Sellers proposed that the commission hold a public forum dedicated to further discussion of this issue as soon as possible. She volunteered to reach out to Christina King and Bill Oberst, the artists responsible for the community mural projects to gauge their interest and availability.
Manville suggested that the commission would benefit from having an assigned liaison to MASS MoCA, in order to improve communication regarding this and all future public art projects proposed by the museum. She volunteered to be the liaison, given her already well-established relationships with the museum administrators and educators. She volunteered to check their availability in terms of setting up a public forum. The commission also agreed it would be prudent to ask MASS MoCA to identify a specific liaison to communicate with the Public Arts Commission and attend meetings as a member of the public.
City Councilor Nancy Bullett noted the commission’s role as a recommending body (as opposed to one empowered to assign punishments to those who have broken contracts or otherwise defaced public art), encouraged the creation of a liaison position with the museum, and recommended increasing communication with the public, in general.
Bill Kolis recommended that the commission use other existing public arts commissions as templates for their by-laws, contracts, etc. He also noted the importance of considering Visual Artists Rights Act (VARA) laws, which Dixon noted the commission has been aware of since its first discussions in December 2015.
Vin Jensen pointed out that this particular issue has many layers, as there are multiple artists whose works were violated. He also noted that, were an individual to paint over a public art exhibit without permission, it would be treated as vandalism. He asked whether or not MASS MoCA had complied with the arts commission guidelines, and Dixon noted that they had not.
City Councilor Eric Buddington acknowledged the importance of considering both the legal and moral authority vested in the arts commission by the city.
Phil Sellers commented that the whole experience felt like an important part of a learning curve for the commission and the city, and expressed regret that the administration at MASS MoCA seem to feel they have a right to paint over anyone else’s work when it suits them.
City councilor Bullett noted that this is an opportune time to formalize a reporting mechanism within the commission—a process for reporting instances such as this, when a person or entity does not follow the guidelines set forth by the public arts commission.
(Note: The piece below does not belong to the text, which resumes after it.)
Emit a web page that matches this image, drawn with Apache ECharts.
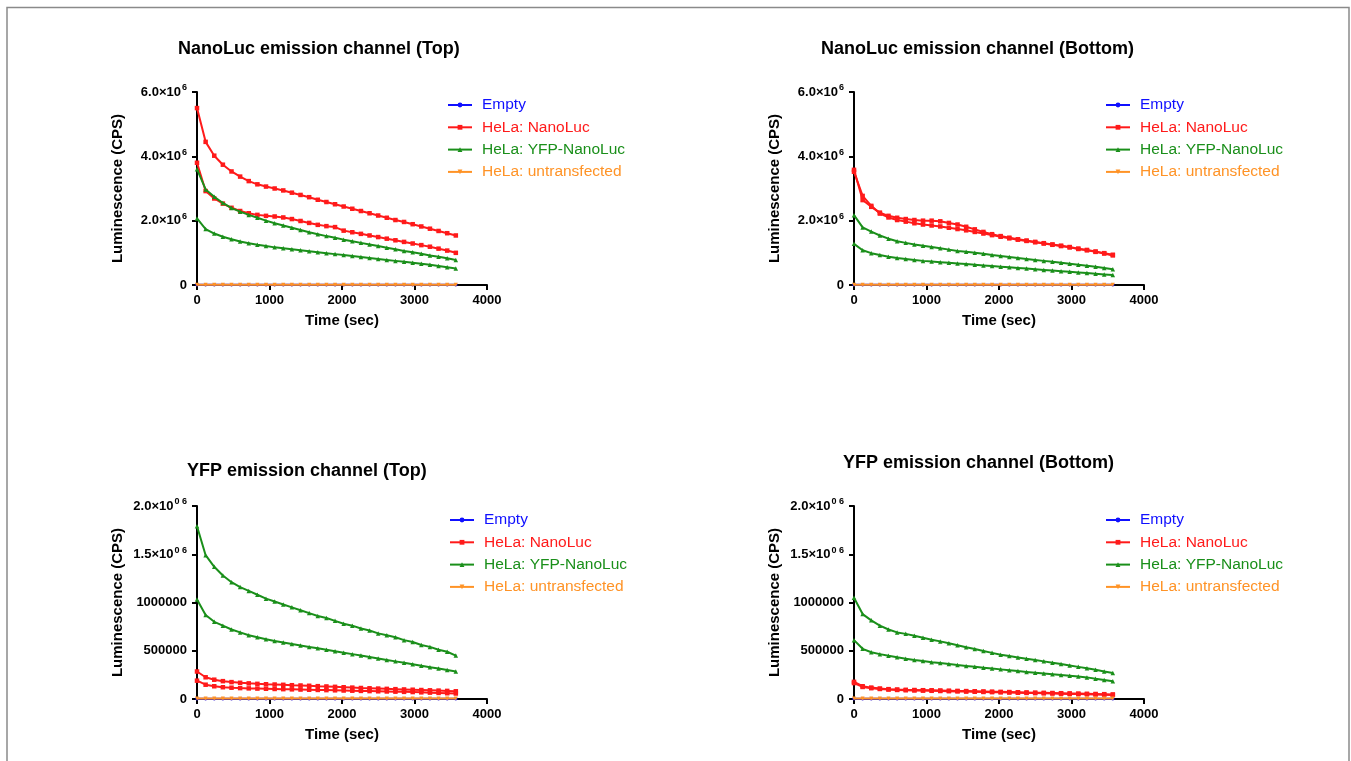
<!DOCTYPE html>
<html>
<head>
<meta charset="utf-8">
<script src="https://cdn.jsdelivr.net/npm/echarts@6/dist/echarts.min.js"></script>
<style>
html,body{margin:0;padding:0;background:#fff;}
#chart{width:1351px;height:761px;}
</style>
</head>
<body>
<div id="chart"></div>
<script>
// ---------------- DATA ----------------
const times = [0,119,238,357,476,595,714,833,952,1071,1190,1309,1428,1547,1666,1785,1904,2023,2142,2261,2380,2499,2618,2737,2856,2975,3094,3213,3332,3451,3570];

const seriesNames = ['Empty','HeLa: NanoLuc','HeLa: YFP-NanoLuc','HeLa: untransfected'];
const panelTitles = ['NanoLuc emission channel (Top)','NanoLuc emission channel (Bottom)','YFP emission channel (Top)','YFP emission channel (Bottom)'];
const xTicks = [0,1000,2000,3000,4000];
const xTickLabels = ['0','1000','2000','3000','4000'];
const yTicksNano = [0,2e6,4e6,6e6];
const yTickLabelsNano = ['0','2.0×10{s|6}','4.0×10{s|6}','6.0×10{s|6}'];
const yTicksYfp = [0,500000,1000000,1500000,2000000];
const yTickLabelsYfp = ['0','500000','1000000','1.5×10{s|0 6}','2.0×10{s|0 6}'];
const unit = 1e6; // values below are in millions of CPS

// NanoLuc emission channel (Top)
const nlTop_NanoLuc_a = [5.50,4.45,4.02,3.74,3.53,3.37,3.23,3.13,3.06,3.00,2.94,2.87,2.80,2.73,2.65,2.58,2.51,2.44,2.37,2.30,2.23,2.16,2.09,2.02,1.96,1.89,1.82,1.75,1.68,1.61,1.54];
const nlTop_NanoLuc_b = [3.80,2.92,2.69,2.53,2.40,2.30,2.23,2.18,2.15,2.13,2.10,2.05,1.99,1.93,1.87,1.83,1.80,1.69,1.64,1.59,1.54,1.49,1.44,1.39,1.34,1.29,1.24,1.19,1.13,1.07,1.00];
const nlTop_YFP_a = [3.60,2.97,2.74,2.55,2.39,2.28,2.18,2.09,2.00,1.92,1.85,1.78,1.71,1.64,1.58,1.52,1.47,1.41,1.36,1.31,1.26,1.21,1.16,1.11,1.06,1.02,0.97,0.92,0.88,0.83,0.78];
const nlTop_YFP_b = [2.07,1.74,1.60,1.50,1.42,1.35,1.30,1.25,1.21,1.17,1.14,1.11,1.08,1.05,1.02,0.99,0.96,0.93,0.90,0.87,0.84,0.81,0.78,0.75,0.72,0.69,0.66,0.63,0.59,0.55,0.51];
const nlTop_Empty = [0.004,0.004,0.004,0.004,0.004,0.004,0.004,0.004,0.004,0.004,0.004,0.004,0.004,0.004,0.004,0.004,0.004,0.004,0.004,0.004,0.004,0.004,0.004,0.004,0.004,0.004,0.004,0.004,0.004,0.004,0.004];
const nlTop_Untr = [0.006,0.006,0.006,0.006,0.006,0.006,0.006,0.006,0.006,0.006,0.006,0.006,0.006,0.006,0.006,0.006,0.006,0.006,0.006,0.006,0.006,0.006,0.006,0.006,0.006,0.006,0.006,0.006,0.006,0.006,0.006];

// NanoLuc emission channel (Bottom)
const nlBot_NanoLuc_a = [3.58,2.64,2.43,2.25,2.15,2.09,2.05,2.02,2.00,2.00,1.98,1.93,1.88,1.81,1.73,1.65,1.58,1.52,1.47,1.42,1.38,1.34,1.30,1.26,1.22,1.18,1.13,1.09,1.04,0.99,0.94];
const nlBot_NanoLuc_b = [3.52,2.77,2.46,2.22,2.10,2.02,1.97,1.92,1.88,1.85,1.82,1.78,1.74,1.70,1.65,1.60,1.55,1.50,1.45,1.41,1.37,1.33,1.29,1.25,1.21,1.17,1.12,1.08,1.03,0.98,0.92];
const nlBot_YFP_a = [2.17,1.79,1.66,1.54,1.44,1.36,1.31,1.26,1.22,1.18,1.14,1.10,1.06,1.03,1.00,0.97,0.93,0.90,0.87,0.84,0.81,0.78,0.75,0.72,0.69,0.66,0.63,0.60,0.57,0.53,0.49];
const nlBot_YFP_b = [1.28,1.08,0.99,0.93,0.88,0.84,0.81,0.78,0.75,0.73,0.71,0.69,0.67,0.65,0.63,0.61,0.59,0.57,0.55,0.53,0.51,0.49,0.47,0.45,0.43,0.41,0.39,0.37,0.35,0.33,0.31];
const nlBot_Empty = [0.004,0.004,0.004,0.004,0.004,0.004,0.004,0.004,0.004,0.004,0.004,0.004,0.004,0.004,0.004,0.004,0.004,0.004,0.004,0.004,0.004,0.004,0.004,0.004,0.004,0.004,0.004,0.004,0.004,0.004,0.004];
const nlBot_Untr = [0.006,0.006,0.006,0.006,0.006,0.006,0.006,0.006,0.006,0.006,0.006,0.006,0.006,0.006,0.006,0.006,0.006,0.006,0.006,0.006,0.006,0.006,0.006,0.006,0.006,0.006,0.006,0.006,0.006,0.006,0.006];

// YFP emission channel (Top)
const yfpTop_NanoLuc_a = [0.285,0.225,0.200,0.185,0.175,0.168,0.162,0.157,0.153,0.150,0.147,0.143,0.140,0.137,0.133,0.130,0.126,0.122,0.118,0.114,0.111,0.108,0.105,0.102,0.099,0.096,0.093,0.090,0.087,0.084,0.080];
const yfpTop_NanoLuc_b = [0.190,0.148,0.132,0.122,0.117,0.113,0.110,0.108,0.106,0.104,0.102,0.100,0.098,0.096,0.094,0.092,0.090,0.088,0.086,0.084,0.082,0.080,0.078,0.076,0.074,0.072,0.069,0.066,0.063,0.060,0.057];
const yfpTop_YFP_a = [1.79,1.49,1.37,1.28,1.21,1.16,1.12,1.08,1.04,1.01,0.98,0.95,0.92,0.89,0.86,0.84,0.81,0.78,0.76,0.73,0.71,0.68,0.66,0.64,0.61,0.59,0.56,0.54,0.51,0.49,0.45];
const yfpTop_YFP_b = [1.03,0.87,0.80,0.76,0.72,0.69,0.66,0.64,0.62,0.60,0.585,0.57,0.555,0.54,0.525,0.51,0.495,0.48,0.465,0.45,0.435,0.42,0.405,0.39,0.375,0.36,0.345,0.33,0.315,0.30,0.285];
const yfpTop_Empty = [0.002,0.002,0.002,0.002,0.002,0.002,0.002,0.002,0.002,0.002,0.002,0.002,0.002,0.002,0.002,0.002,0.002,0.002,0.002,0.002,0.002,0.002,0.002,0.002,0.002,0.002,0.002,0.002,0.002,0.002,0.002];
const yfpTop_Untr = [0.004,0.004,0.004,0.004,0.004,0.004,0.004,0.004,0.004,0.004,0.004,0.004,0.004,0.004,0.004,0.004,0.004,0.004,0.004,0.004,0.004,0.004,0.004,0.004,0.004,0.004,0.004,0.004,0.004,0.004,0.004];

// YFP emission channel (Bottom)
const yfpBot_NanoLuc_a = [0.178,0.132,0.118,0.108,0.102,0.098,0.095,0.093,0.091,0.090,0.088,0.086,0.084,0.082,0.080,0.078,0.076,0.074,0.072,0.070,0.068,0.066,0.064,0.062,0.060,0.058,0.056,0.054,0.052,0.050,0.047];
const yfpBot_NanoLuc_b = [0.165,0.125,0.112,0.104,0.098,0.094,0.091,0.089,0.087,0.085,0.083,0.081,0.079,0.077,0.075,0.073,0.071,0.069,0.067,0.065,0.063,0.061,0.059,0.057,0.055,0.053,0.051,0.049,0.047,0.045,0.042];
const yfpBot_YFP_a = [1.05,0.88,0.815,0.76,0.72,0.69,0.675,0.655,0.635,0.615,0.597,0.577,0.557,0.537,0.518,0.498,0.478,0.459,0.445,0.431,0.417,0.404,0.390,0.376,0.362,0.348,0.333,0.318,0.302,0.286,0.269];
const yfpBot_YFP_b = [0.61,0.52,0.485,0.465,0.448,0.432,0.418,0.405,0.393,0.382,0.372,0.362,0.352,0.343,0.334,0.325,0.316,0.307,0.298,0.289,0.281,0.273,0.265,0.257,0.249,0.241,0.233,0.224,0.210,0.198,0.183];
const yfpBot_Empty = [0.002,0.002,0.002,0.002,0.002,0.002,0.002,0.002,0.002,0.002,0.002,0.002,0.002,0.002,0.002,0.002,0.002,0.002,0.002,0.002,0.002,0.002,0.002,0.002,0.002,0.002,0.002,0.002,0.002,0.002,0.002];
const yfpBot_Untr = [0.004,0.004,0.004,0.004,0.004,0.004,0.004,0.004,0.004,0.004,0.004,0.004,0.004,0.004,0.004,0.004,0.004,0.004,0.004,0.004,0.004,0.004,0.004,0.004,0.004,0.004,0.004,0.004,0.004,0.004,0.004];

// ---------------- STYLE ----------------
const FONT = '"Liberation Sans", Arial, sans-serif';
const colors = ['#1010ff','#ff1a1a','#1a8f1a','#ff9326'];
const symbols = ['circle','rect','triangle','triangle'];
const symbolSizes = [3.5,4.5,4.5,4];
const symbolRotates = [0,0,0,180];

const panels = [
  {title: panelTitles[0], tx: 178, ty: 40, left: 197, top: 92, lx: 447, ly: 97, yMax: 6e6, yInt: 2e6, ticks: yTicksNano, labels: yTickLabelsNano,
   groups: [[nlTop_Empty],[nlTop_NanoLuc_a,nlTop_NanoLuc_b],[nlTop_YFP_a,nlTop_YFP_b],[nlTop_Untr]]},
  {title: panelTitles[1], tx: 821, ty: 40, left: 854, top: 92, lx: 1105, ly: 97, yMax: 6e6, yInt: 2e6, ticks: yTicksNano, labels: yTickLabelsNano,
   groups: [[nlBot_Empty],[nlBot_NanoLuc_a,nlBot_NanoLuc_b],[nlBot_YFP_a,nlBot_YFP_b],[nlBot_Untr]]},
  {title: panelTitles[2], tx: 187, ty: 462, left: 197, top: 506, lx: 449, ly: 512, yMax: 2e6, yInt: 5e5, ticks: yTicksYfp, labels: yTickLabelsYfp,
   groups: [[yfpTop_Empty],[yfpTop_NanoLuc_a,yfpTop_NanoLuc_b],[yfpTop_YFP_a,yfpTop_YFP_b],[yfpTop_Untr]]},
  {title: panelTitles[3], tx: 843, ty: 454, left: 854, top: 506, lx: 1105, ly: 512, yMax: 2e6, yInt: 5e5, ticks: yTicksYfp, labels: yTickLabelsYfp,
   groups: [[yfpBot_Empty],[yfpBot_NanoLuc_a,yfpBot_NanoLuc_b],[yfpBot_YFP_a,yfpBot_YFP_b],[yfpBot_Untr]]}
];

const option = {
  backgroundColor: '#fff',
  animation: false,
  title: [], legend: [], grid: [], xAxis: [], yAxis: [], series: [],
  graphic: [{
    type: 'polyline', silent: true,
    shape: {points: [[7,761],[7,7.5],[1349,7.5],[1349,761]]},
    style: {stroke: '#8a8a8a', lineWidth: 1.5, fill: null}
  }]
};

panels.forEach((p, i) => {
  option.title.push({
    text: p.title, left: p.tx, top: p.ty, padding: 0,
    textStyle: {fontFamily: FONT, fontWeight: 'bold', fontSize: 18, color: '#000'}
  });
  option.grid.push({left: p.left, top: p.top, width: 290, height: 193, containLabel: false});
  option.xAxis.push({
    type: 'value', gridIndex: i, min: 0, max: 4000, interval: 1000,
    name: 'Time (sec)', nameLocation: 'middle', nameGap: 28,
    nameTextStyle: {fontFamily: FONT, fontWeight: 'bold', fontSize: 15, color: '#000'},
    axisLine: {show: true, lineStyle: {color: '#000', width: 2}},
    axisTick: {show: true, length: 5, lineStyle: {color: '#000', width: 2}},
    axisLabel: {fontFamily: FONT, fontWeight: 'bold', fontSize: 13, color: '#000', margin: 9,
      formatter: v => { const k = xTicks.indexOf(v); return k >= 0 ? xTickLabels[k] : ''; }},
    splitLine: {show: false}
  });
  option.yAxis.push({
    type: 'value', gridIndex: i, min: 0, max: p.yMax, interval: p.yInt,
    name: 'Luminescence (CPS)', nameLocation: 'middle', nameGap: 72, nameRotate: 90,
    nameTextStyle: {fontFamily: FONT, fontWeight: 'bold', fontSize: 15, color: '#000'},
    axisLine: {show: true, lineStyle: {color: '#000', width: 2}},
    axisTick: {show: true, length: 5, lineStyle: {color: '#000', width: 2}},
    axisLabel: {
      fontFamily: FONT, fontWeight: 'bold', fontSize: 13, color: '#000', margin: 10,
      formatter: v => { const k = p.ticks.indexOf(v); return k >= 0 ? p.labels[k] : ''; },
      rich: {s: {fontFamily: FONT, fontWeight: 'bold', fontSize: 9, color: '#000', verticalAlign: 'top', padding: [0,0,8,1]}}
    },
    splitLine: {show: false}
  });
  option.legend.push({
    orient: 'vertical', left: p.lx, top: p.ly, padding: 0, itemWidth: 24, itemHeight: 6, itemGap: 6.3,
    data: seriesNames.map((n, k) => ({name: n, textStyle: {color: colors[k]}})),
    textStyle: {fontFamily: FONT, fontSize: 15.5, lineHeight: 16, padding: [0,0,0,5]},
    selectedMode: false
  });
  p.groups.forEach((reps, g) => {
    reps.forEach(vals => {
      option.series.push({
        type: 'line', name: seriesNames[g], xAxisIndex: i, yAxisIndex: i,
        data: times.map((t, j) => [t, vals[j] * unit]),
        symbol: symbols[g], symbolSize: symbolSizes[g], symbolRotate: symbolRotates[g],
        showSymbol: true,
        lineStyle: {color: colors[g], width: 2},
        itemStyle: {color: colors[g]},
        z: 2 + g
      });
    });
  });
});

const chart = echarts.init(document.getElementById('chart'), null, {renderer: 'canvas'});
chart.setOption(option);
</script>
</body>
</html>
Dixon noted that MASS MoCA did not submit completed applications for public art, as is required by the arts commission guidelines.
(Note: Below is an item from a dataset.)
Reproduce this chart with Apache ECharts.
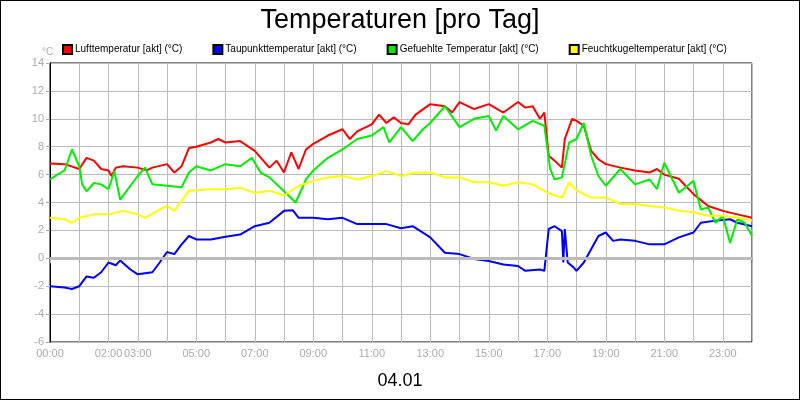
<!DOCTYPE html>
<html>
<head>
<meta charset="utf-8">
<script src="https://cdn.jsdelivr.net/npm/echarts@6/dist/echarts.min.js"></script>
<style>
  html, body { margin: 0; padding: 0; }
  #chart { width: 798px; height: 398px; border: 1px solid #000; }
</style>
</head>
<body>
<div id="chart"></div>
<script>
// hour of day, value
const luft = [[0,6.8],[0.5,6.75],[1,6.4],[1.25,7.2],[1.5,7.0],[1.75,6.4],[2,6.3],[2.1,5.9],[2.25,6.5],[2.5,6.6],[3,6.5],[3.3,6.3],[3.5,6.5],[4,6.75],[4.25,6.15],[4.5,6.6],[4.75,7.9],[5,8.0],[5.5,8.3],[5.75,8.55],[6,8.3],[6.5,8.4],[7,7.7],[7.5,6.5],[7.75,7.0],[8,6.15],[8.25,7.6],[8.5,6.4],[8.75,7.8],[9,8.2],[9.5,8.8],[10,9.25],[10.25,8.55],[10.5,9.1],[11,9.6],[11.25,10.3],[11.5,9.7],[11.75,10.1],[12,9.7],[12.25,9.6],[12.5,10.3],[13,11.05],[13.5,10.9],[13.75,10.45],[14,11.2],[14.5,10.7],[15,11.05],[15.5,10.45],[16,11.2],[16.25,10.8],[16.5,10.9],[16.75,10.0],[16.9,10.45],[17.05,7.35],[17.25,7.0],[17.5,6.5],[17.6,8.55],[17.85,10.0],[18,9.85],[18.25,9.5],[18.5,7.7],[18.75,7.1],[19,6.75],[19.5,6.5],[20,6.3],[20.5,6.15],[20.75,6.4],[21,6.0],[21.5,5.7],[22,4.6],[22.5,3.75],[23,3.4],[23.5,3.15],[24,2.9]];
const taupunkt = [[0,-2.0],[0.5,-2.1],[0.75,-2.2],[1,-2.0],[1.25,-1.3],[1.5,-1.4],[1.75,-1.0],[2,-0.3],[2.25,-0.5],[2.4,-0.15],[2.75,-0.8],[3,-1.15],[3.5,-1.0],[3.75,-0.3],[4,0.45],[4.25,0.3],[4.5,1.0],[4.75,1.6],[5,1.35],[5.5,1.35],[6,1.55],[6.5,1.7],[7,2.3],[7.5,2.55],[8,3.4],[8.3,3.45],[8.5,2.9],[9,2.9],[9.5,2.8],[10,2.9],[10.5,2.45],[11,2.45],[11.5,2.45],[12,2.15],[12.4,2.3],[13,1.5],[13.5,0.4],[14,0.3],[14.5,-0.05],[15,-0.2],[15.5,-0.45],[16,-0.55],[16.25,-0.9],[16.75,-0.8],[16.9,-0.9],[17.05,2.1],[17.25,2.3],[17.5,1.95],[17.55,-0.3],[17.6,2.1],[17.7,-0.3],[17.9,-0.65],[18,-0.9],[18.25,-0.3],[18.5,0.65],[18.75,1.6],[19,1.85],[19.25,1.25],[19.5,1.35],[20,1.25],[20.5,1.0],[21,1.0],[21.5,1.5],[22,1.85],[22.25,2.55],[22.75,2.7],[23.25,2.8],[23.5,2.55],[24,2.3]];
const gefuehlt = [[0,5.65],[0.25,6.0],[0.5,6.3],[0.75,7.8],[1,6.6],[1.1,5.3],[1.25,4.8],[1.5,5.4],[1.75,5.3],[2,4.95],[2.2,6.25],[2.4,4.2],[2.75,5.2],[3,5.9],[3.25,6.5],[3.5,5.3],[4,5.2],[4.5,5.1],[4.75,6.15],[5,6.6],[5.5,6.3],[6,6.75],[6.5,6.6],[6.9,7.2],[7.2,6.15],[7.5,5.8],[8,4.8],[8.4,4.0],[8.75,5.65],[9,6.3],[9.5,7.2],[10,7.8],[10.5,8.55],[11,8.8],[11.4,9.4],[11.6,8.3],[12,9.4],[12.4,8.4],[12.75,9.25],[13,9.7],[13.5,10.9],[14,9.4],[14.5,10.0],[15,10.2],[15.25,9.15],[15.5,10.2],[16,9.25],[16.5,9.85],[16.9,9.5],[17.1,6.4],[17.25,5.65],[17.5,5.8],[17.75,8.3],[18,8.55],[18.25,9.7],[18.5,7.35],[18.75,5.9],[19,5.2],[19.5,6.4],[20,5.3],[20.5,5.65],[20.75,4.95],[21,6.85],[21.5,4.7],[22,5.55],[22.25,3.5],[22.5,3.65],[22.75,2.55],[23,3.05],[23.25,1.1],[23.5,2.8],[23.75,2.55],[24,1.6]];
const feucht = [[0,2.9],[0.5,2.8],[0.75,2.55],[1,2.9],[1.5,3.15],[2,3.15],[2.5,3.4],[3,3.15],[3.25,2.9],[3.75,3.5],[4,3.75],[4.25,3.4],[4.75,4.85],[5.5,4.95],[6,4.95],[6.5,5.05],[7,4.7],[7.5,4.85],[8,4.5],[8.5,5.2],[9,5.55],[9.5,5.8],[10,5.9],[10.5,5.65],[11,5.9],[11.5,6.25],[12,5.9],[12.5,6.15],[13,6.15],[13.5,5.8],[14,5.8],[14.5,5.45],[15,5.45],[15.5,5.2],[16,5.45],[16.5,5.3],[17,4.7],[17.5,4.35],[17.75,5.45],[18,4.85],[18.5,4.35],[19,4.35],[19.5,3.9],[20,3.9],[20.5,3.75],[21,3.65],[21.5,3.4],[22,3.3],[22.5,3.05],[23,3.05],[23.5,2.9],[24,2.7]];
const shownHours = [0, 2, 3, 5, 7, 9, 11, 13, 15, 17, 19, 21, 23];

const chart = echarts.init(document.getElementById('chart'));
const font = 'Liberation Sans, Arial, sans-serif';
function line(name, data, color) {
  return { name, type: 'line', data, showSymbol: false, symbol: 'none',
    lineStyle: { color, width: 2 }, itemStyle: { color, borderColor: '#000', borderWidth: 1 } };
}
const series = [
  line('Lufttemperatur [akt] (°C)', luft, '#ff0000'),
  line('Taupunkttemperatur [akt] (°C)', taupunkt, '#0000ff'),
  line('Gefuehlte Temperatur [akt] (°C)', gefuehlt, '#00ee00'),
  line('Feuchtkugeltemperatur [akt] (°C)', feucht, '#ffff00')
];
series[0].markLine = { silent: true, symbol: 'none', label: { show: false },
  lineStyle: { color: '#bbb', width: 3, type: 'solid' }, data: [{ yAxis: 0 }] };
series.forEach(s => s.z = 3);

chart.setOption({
  animation: false,
  textStyle: { fontFamily: font },
  title: [
    { text: 'Temperaturen [pro Tag]', left: 'center', top: 1,
      textStyle: { fontSize: 27, fontWeight: 'normal', color: '#000', fontFamily: font } },
    { text: '04.01', left: 'center', top: 366,
      textStyle: { fontSize: 18, fontWeight: 'normal', color: '#000', fontFamily: font } },
    { text: '°C', left: 36, top: 41,
      textStyle: { fontSize: 10, fontWeight: 'normal', color: '#aaa', fontFamily: font } }
  ],
  legend: { top: 38, left: 56, itemGap: 30, itemWidth: 9, itemHeight: 9, icon: 'rect',
    textStyle: { fontSize: 10, color: '#000', fontFamily: font, padding: [0, 0, 0, -2] } },
  grid: { left: 49, right: 47, top: 62, bottom: 57, show: true, borderColor: '#000', borderWidth: 1 },
  xAxis: { type: 'value', min: 0, max: 24, interval: 1,
    axisLine: { lineStyle: { color: '#000' } },
    axisTick: { show: true, length: 5, lineStyle: { color: '#aaa' } },
    axisLabel: { color: '#aaa', fontSize: 11, margin: 6,
      formatter: v => shownHours.includes(v) ? String(v).padStart(2, '0') + ':00' : '' },
    splitLine: { show: true, lineStyle: { color: '#bbb', width: 1 } } },
  yAxis: { type: 'value', min: -6, max: 14, interval: 2,
    axisLine: { show: true, lineStyle: { color: '#000' } },
    axisTick: { show: true, length: 4, lineStyle: { color: '#aaa' } },
    axisLabel: { color: '#aaa', fontSize: 11, margin: 6 },
    splitLine: { show: true, lineStyle: { color: '#bbb', width: 1 } } },
  series
});
</script>
</body>
</html>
Time and weather restraints have led to this project’s postponement.
This item has been postponed to a future meeting.
Dixon noted that the commission had decided to hold off on creating a template for artist contracts until they were needed. Observing that the time has come, Dixon and Quiñones agreed to draft a contract template to run by the city solicitor and will report back to the commission at a future meeting.
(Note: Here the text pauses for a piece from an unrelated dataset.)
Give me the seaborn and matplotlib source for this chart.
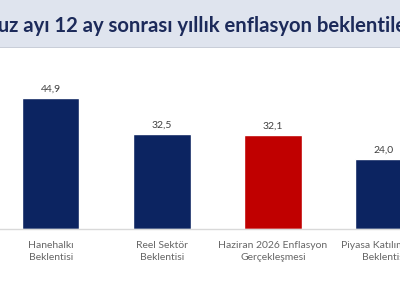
import matplotlib
matplotlib.use("Agg")
import seaborn as sns
import matplotlib.pyplot as plt
import pandas as pd
from matplotlib.patches import Rectangle

# data
categories = ["Hanehalkı\nBeklentisi", "Reel Sektör\nBeklentisi",
              "Haziran 2026 Enflasyon\nGerçekleşmesi", "Piyasa Katılımcıları\nBeklentisi"]
values = [44.9, 32.5, 32.1, 24.0]
colors = ["#0c2461", "#0c2461", "#c00000", "#0c2461"]
title = "Temmuz ayı 12 ay sonrası yıllık enflasyon beklentileri"

sns.set_style("white")
plt.rcParams['font.family'] = ['Lato', 'DejaVu Sans']

fig = plt.figure(figsize=(4, 3), dpi=100)
fig.patch.set_facecolor("white")

# title band
fig.patches.append(Rectangle((0, 253/300), 1, 47/300, transform=fig.transFigure,
                             facecolor="#dfe4ee", edgecolor="none", zorder=0))
fig.patches.append(Rectangle((0, 252/300), 1, 1.5/300, transform=fig.transFigure,
                             facecolor="#c9ced8", edgecolor="none", zorder=0))
fig.text(-0.148, 1 - 32/300, title, fontsize=14.6, fontweight="bold", color="#1c2a5a",
         ha="left", va="baseline")

ax = fig.add_axes([0, 71/300, 1, 179/300])
ax.set_facecolor("none")
df = pd.DataFrame({"cat": categories, "val": values})
sns.barplot(data=df, x="cat", y="val", hue="cat", palette=colors, width=0.514,
            saturation=1, legend=False, ax=ax)

for cont in ax.containers:
    ax.bar_label(cont, labels=[f"{v:.1f}".replace(".", ",") for v in cont.datavalues],
                 fontsize=7.5, color="#404040", padding=3)

ax.set_xlim(-0.459, 3.144)
ax.set_ylim(0, 61.3)
ax.set_xlabel("")
ax.set_ylabel("")
ax.set_yticks([])
ax.tick_params(axis="x", length=0, pad=9, labelsize=7.5, labelcolor="#666666")
for lab in ax.get_xticklabels():
    lab.set_linespacing(1.3)
for s in ["top", "left", "right"]:
    ax.spines[s].set_visible(False)
ax.spines["bottom"].set_color("#d9d9d9")
ax.spines["bottom"].set_linewidth(1)

plt.savefig("out.png", dpi=100)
Stephanie Borns asked to whom she should complain about the content of the Jenny Holzer exhibit, noting that she feels the violence described in the text is inappropriate in their current location across the street from a residential neighborhood in which many children live. Dixon referred Borns to Larry Smallwood, the curator of the project, noting that the museum did not submit a completed application for the project.
Future agenda items will include an update on the public forum regarding the Harmonic Bridge/Art About Town pillars project, an update from Manville regarding commission communication with MASS MoCA, a review of the revised application, a review of the contract template, and other items to be determined.
The next meeting of the Public Arts Commission will be held at 5:30p.m. on Thursday, June 29, 2017, at the Eclipse Mill.
With no other business to discuss, Manville moved to adjourn the meeting at 6:58p.m. Blackmer seconded. All voted in favor. None opposed.